## PROMPT
Exactly the lines from the one with "Output the web" to the one with "const arsenicMine = [];", both included, are to be printed again; leave out the rest.
# # # # #
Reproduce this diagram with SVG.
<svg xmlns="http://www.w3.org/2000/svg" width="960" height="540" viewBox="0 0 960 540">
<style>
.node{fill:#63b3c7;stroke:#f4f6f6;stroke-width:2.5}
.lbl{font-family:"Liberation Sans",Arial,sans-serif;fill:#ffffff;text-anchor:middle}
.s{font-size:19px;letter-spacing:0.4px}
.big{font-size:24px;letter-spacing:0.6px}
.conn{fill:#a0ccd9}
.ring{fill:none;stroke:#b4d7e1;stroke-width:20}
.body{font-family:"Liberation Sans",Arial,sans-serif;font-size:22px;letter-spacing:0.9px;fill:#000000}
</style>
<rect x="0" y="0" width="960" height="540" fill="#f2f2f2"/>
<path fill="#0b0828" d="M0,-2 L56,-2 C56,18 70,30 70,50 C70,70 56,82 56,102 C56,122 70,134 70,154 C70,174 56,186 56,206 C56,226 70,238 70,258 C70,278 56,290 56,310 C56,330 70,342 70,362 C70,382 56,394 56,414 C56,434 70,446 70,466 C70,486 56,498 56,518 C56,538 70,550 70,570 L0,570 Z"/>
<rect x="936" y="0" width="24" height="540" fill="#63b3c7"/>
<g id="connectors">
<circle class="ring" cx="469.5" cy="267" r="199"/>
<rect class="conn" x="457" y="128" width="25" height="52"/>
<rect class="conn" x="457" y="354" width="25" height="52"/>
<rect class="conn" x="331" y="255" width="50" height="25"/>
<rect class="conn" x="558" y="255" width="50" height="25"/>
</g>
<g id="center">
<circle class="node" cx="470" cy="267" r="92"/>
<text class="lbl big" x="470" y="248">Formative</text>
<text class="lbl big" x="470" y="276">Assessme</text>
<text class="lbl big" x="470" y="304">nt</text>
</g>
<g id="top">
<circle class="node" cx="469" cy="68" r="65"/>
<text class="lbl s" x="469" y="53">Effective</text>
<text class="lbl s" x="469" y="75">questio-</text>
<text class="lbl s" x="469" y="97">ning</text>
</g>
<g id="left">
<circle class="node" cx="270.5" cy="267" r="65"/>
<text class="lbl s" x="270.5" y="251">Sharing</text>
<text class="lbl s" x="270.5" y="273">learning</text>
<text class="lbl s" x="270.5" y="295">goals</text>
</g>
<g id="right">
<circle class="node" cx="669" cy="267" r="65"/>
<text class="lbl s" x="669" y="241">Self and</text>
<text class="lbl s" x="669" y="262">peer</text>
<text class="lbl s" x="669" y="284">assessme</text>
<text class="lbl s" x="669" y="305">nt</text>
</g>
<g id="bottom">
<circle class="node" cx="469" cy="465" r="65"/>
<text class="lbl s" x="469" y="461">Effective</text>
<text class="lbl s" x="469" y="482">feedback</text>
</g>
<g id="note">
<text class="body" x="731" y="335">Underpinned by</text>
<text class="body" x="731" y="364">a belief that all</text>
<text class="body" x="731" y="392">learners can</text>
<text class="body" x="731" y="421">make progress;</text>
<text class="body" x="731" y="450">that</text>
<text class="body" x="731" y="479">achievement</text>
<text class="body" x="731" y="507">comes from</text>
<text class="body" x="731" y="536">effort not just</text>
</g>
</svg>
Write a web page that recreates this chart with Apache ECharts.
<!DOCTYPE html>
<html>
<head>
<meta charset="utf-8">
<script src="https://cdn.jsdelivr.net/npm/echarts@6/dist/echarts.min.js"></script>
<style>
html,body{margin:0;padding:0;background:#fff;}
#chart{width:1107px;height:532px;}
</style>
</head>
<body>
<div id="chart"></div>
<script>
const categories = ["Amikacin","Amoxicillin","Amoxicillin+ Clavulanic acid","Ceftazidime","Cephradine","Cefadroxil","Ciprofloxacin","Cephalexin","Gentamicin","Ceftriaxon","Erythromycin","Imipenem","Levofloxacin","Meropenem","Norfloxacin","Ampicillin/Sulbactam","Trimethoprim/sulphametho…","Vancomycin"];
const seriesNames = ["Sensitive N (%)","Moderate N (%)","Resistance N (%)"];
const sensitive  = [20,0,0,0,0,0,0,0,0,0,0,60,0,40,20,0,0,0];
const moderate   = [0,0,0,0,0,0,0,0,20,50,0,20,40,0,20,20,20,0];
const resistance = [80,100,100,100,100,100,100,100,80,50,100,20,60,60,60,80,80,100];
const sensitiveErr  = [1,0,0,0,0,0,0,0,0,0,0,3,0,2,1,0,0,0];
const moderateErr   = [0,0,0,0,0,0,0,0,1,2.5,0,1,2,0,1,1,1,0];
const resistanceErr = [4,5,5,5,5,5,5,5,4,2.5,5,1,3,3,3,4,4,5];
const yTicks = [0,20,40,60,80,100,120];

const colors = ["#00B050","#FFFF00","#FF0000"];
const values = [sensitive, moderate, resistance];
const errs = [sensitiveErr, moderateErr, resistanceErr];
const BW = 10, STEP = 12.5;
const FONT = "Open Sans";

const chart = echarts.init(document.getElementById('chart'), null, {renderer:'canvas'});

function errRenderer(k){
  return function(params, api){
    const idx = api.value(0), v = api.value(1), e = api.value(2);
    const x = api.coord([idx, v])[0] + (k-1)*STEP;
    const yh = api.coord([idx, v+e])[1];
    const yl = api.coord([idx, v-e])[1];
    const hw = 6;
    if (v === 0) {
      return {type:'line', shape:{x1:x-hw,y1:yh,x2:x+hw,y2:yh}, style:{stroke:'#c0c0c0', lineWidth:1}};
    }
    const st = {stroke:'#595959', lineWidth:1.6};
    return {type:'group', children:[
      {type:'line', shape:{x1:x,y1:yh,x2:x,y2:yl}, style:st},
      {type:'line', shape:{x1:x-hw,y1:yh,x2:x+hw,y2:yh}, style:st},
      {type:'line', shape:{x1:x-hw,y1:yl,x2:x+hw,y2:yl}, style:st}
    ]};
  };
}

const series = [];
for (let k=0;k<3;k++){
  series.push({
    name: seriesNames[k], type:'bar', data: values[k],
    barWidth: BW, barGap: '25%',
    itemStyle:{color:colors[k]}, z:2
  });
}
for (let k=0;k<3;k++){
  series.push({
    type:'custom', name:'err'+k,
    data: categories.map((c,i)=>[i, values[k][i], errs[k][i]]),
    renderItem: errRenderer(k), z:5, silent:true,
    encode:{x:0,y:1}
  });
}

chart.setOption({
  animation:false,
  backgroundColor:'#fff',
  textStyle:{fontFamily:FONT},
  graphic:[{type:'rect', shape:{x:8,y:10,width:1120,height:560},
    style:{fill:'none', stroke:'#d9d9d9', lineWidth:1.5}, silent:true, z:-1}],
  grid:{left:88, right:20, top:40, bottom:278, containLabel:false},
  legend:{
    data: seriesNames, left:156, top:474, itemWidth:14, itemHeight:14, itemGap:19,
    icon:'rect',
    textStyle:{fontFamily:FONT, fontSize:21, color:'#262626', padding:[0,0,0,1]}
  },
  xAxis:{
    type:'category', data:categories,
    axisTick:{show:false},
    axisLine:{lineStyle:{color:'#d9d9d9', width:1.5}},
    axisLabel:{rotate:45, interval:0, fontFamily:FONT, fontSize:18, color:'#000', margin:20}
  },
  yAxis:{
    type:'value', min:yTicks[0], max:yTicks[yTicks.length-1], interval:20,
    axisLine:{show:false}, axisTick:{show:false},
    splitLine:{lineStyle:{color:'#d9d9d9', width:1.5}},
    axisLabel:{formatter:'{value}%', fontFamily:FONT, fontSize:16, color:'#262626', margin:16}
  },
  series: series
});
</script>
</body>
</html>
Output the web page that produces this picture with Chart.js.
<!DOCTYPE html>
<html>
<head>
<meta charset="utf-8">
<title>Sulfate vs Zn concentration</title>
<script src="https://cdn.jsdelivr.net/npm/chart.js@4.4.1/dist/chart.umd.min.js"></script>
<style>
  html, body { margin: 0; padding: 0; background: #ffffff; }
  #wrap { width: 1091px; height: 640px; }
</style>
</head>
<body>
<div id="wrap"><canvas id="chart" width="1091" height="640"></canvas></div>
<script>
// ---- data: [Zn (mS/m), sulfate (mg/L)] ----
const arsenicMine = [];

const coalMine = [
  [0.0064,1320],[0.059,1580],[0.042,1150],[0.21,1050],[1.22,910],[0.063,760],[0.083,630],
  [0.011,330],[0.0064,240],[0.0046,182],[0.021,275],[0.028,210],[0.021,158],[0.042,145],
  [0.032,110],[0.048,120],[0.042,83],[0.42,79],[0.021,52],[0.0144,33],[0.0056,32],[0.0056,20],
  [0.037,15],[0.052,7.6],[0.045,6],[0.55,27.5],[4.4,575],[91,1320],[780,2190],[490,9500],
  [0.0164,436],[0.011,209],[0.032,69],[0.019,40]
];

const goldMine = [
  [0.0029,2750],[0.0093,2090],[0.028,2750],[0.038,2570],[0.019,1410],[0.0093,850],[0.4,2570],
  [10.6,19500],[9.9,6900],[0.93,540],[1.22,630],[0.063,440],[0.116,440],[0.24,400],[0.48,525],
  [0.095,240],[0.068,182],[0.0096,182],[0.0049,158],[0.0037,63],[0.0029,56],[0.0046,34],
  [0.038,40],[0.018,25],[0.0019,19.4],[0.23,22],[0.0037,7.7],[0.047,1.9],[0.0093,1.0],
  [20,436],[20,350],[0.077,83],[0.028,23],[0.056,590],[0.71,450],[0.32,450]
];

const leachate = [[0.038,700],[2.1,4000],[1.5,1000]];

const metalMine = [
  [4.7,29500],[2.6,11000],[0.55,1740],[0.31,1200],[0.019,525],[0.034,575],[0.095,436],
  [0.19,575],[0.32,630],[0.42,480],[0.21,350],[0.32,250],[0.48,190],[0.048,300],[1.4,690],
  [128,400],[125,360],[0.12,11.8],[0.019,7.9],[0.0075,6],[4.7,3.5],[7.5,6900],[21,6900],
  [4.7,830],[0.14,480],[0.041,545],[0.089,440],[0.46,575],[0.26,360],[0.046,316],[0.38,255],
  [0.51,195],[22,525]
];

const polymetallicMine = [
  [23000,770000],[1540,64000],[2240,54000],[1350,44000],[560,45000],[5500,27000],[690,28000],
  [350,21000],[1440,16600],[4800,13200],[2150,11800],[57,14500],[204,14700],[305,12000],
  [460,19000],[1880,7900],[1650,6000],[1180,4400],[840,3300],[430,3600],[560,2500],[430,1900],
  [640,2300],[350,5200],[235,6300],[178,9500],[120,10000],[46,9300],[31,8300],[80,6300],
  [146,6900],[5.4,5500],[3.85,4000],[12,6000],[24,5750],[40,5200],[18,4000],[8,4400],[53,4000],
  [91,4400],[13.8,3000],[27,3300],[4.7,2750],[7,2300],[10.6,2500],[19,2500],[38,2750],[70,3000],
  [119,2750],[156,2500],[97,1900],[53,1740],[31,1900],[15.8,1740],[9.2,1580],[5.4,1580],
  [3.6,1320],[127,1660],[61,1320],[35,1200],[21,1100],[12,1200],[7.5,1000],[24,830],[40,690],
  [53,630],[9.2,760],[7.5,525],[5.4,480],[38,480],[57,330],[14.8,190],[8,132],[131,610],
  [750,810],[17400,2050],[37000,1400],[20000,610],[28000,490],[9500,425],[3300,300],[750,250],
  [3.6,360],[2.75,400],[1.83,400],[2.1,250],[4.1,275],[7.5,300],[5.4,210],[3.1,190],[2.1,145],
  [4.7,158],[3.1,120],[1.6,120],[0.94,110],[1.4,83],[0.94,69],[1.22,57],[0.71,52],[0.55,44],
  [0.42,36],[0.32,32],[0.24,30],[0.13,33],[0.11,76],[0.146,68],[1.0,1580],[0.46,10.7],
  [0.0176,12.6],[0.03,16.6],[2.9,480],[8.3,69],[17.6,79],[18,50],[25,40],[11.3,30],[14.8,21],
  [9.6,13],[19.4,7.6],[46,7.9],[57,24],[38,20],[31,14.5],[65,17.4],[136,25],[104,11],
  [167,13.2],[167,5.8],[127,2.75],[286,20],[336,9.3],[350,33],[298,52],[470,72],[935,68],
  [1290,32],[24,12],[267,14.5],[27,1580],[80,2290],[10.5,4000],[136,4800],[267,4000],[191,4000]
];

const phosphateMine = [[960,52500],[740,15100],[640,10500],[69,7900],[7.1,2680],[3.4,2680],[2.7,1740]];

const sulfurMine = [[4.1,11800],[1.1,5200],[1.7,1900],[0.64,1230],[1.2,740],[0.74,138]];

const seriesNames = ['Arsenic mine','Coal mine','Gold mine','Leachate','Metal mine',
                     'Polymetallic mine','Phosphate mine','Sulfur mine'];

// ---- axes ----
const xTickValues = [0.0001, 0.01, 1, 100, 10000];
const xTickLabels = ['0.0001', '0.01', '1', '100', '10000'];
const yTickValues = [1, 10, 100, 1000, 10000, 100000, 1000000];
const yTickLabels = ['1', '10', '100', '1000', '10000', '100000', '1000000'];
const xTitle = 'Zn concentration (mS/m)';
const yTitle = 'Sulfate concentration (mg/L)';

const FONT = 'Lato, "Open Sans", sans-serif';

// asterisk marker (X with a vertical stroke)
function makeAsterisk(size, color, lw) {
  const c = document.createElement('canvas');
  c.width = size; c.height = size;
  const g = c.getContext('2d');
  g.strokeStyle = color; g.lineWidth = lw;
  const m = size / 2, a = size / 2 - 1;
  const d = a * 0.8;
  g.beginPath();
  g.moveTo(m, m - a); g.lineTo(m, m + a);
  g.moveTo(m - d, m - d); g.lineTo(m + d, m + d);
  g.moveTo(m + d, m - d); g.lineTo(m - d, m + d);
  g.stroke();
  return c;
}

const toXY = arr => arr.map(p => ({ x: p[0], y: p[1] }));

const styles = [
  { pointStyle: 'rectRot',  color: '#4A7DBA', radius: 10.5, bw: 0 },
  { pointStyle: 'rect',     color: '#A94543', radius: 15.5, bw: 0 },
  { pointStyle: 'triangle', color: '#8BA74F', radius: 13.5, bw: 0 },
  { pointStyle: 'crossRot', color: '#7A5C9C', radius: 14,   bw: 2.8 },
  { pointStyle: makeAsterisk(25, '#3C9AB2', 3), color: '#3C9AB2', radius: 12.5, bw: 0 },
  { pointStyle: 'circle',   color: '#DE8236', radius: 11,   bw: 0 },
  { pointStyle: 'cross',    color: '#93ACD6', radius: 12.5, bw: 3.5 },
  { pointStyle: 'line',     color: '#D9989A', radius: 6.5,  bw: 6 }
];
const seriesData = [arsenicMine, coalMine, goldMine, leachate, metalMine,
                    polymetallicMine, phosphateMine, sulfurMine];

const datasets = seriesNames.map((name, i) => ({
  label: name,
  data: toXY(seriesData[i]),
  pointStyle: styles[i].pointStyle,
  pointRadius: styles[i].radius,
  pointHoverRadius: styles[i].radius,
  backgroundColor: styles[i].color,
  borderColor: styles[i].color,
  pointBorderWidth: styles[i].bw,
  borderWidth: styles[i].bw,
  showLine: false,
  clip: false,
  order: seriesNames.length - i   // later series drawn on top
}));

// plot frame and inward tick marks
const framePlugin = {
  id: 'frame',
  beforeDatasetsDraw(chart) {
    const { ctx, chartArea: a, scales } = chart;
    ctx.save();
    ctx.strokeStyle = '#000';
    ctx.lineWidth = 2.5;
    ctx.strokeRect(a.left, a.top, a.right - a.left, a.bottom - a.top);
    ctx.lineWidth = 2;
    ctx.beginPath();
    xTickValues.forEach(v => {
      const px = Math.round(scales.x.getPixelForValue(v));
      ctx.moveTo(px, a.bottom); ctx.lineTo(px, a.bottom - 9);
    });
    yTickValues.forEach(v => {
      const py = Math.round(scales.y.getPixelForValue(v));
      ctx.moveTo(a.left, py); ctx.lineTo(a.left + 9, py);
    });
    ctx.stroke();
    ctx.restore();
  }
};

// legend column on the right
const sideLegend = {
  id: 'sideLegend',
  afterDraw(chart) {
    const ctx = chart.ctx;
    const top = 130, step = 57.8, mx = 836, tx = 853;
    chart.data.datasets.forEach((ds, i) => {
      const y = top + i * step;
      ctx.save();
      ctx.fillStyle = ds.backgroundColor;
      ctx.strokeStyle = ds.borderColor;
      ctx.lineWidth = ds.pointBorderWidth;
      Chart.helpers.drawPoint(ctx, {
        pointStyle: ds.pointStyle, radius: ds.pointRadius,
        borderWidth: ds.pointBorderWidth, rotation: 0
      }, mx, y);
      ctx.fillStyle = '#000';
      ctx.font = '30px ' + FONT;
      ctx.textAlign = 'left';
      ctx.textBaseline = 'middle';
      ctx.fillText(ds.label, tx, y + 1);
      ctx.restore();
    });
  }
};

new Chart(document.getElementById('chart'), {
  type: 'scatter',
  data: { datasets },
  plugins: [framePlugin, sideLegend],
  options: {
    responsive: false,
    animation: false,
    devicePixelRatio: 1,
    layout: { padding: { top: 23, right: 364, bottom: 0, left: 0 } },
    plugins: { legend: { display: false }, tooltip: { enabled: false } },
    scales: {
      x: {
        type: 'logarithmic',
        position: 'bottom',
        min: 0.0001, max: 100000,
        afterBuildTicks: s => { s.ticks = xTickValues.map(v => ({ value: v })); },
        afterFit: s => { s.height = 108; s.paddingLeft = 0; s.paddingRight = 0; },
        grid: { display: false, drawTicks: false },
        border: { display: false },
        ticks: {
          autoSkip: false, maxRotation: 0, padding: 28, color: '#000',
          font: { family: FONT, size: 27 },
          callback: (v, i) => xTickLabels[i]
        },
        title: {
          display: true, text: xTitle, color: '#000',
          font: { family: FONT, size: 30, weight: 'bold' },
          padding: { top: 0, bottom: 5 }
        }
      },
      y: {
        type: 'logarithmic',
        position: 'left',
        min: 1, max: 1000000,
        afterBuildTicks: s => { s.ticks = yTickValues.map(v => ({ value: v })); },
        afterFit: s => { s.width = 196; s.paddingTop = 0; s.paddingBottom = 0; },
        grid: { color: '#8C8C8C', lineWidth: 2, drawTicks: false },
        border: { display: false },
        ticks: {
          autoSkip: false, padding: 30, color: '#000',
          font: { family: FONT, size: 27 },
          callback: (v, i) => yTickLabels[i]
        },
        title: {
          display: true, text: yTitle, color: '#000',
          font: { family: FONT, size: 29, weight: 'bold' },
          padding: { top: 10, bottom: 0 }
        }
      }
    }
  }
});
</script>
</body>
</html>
# # # # #
## WORKED ANSWER
Output the web page that produces this picture with Chart.js.
<!DOCTYPE html>
<html>
<head>
<meta charset="utf-8">
<title>Sulfate vs Zn concentration</title>
<script src="https://cdn.jsdelivr.net/npm/chart.js@4.4.1/dist/chart.umd.min.js"></script>
<style>
  html, body { margin: 0; padding: 0; background: #ffffff; }
  #wrap { width: 1091px; height: 640px; }
</style>
</head>
<body>
<div id="wrap"><canvas id="chart" width="1091" height="640"></canvas></div>
<script>
// ---- data: [Zn (mS/m), sulfate (mg/L)] ----
const arsenicMine = [];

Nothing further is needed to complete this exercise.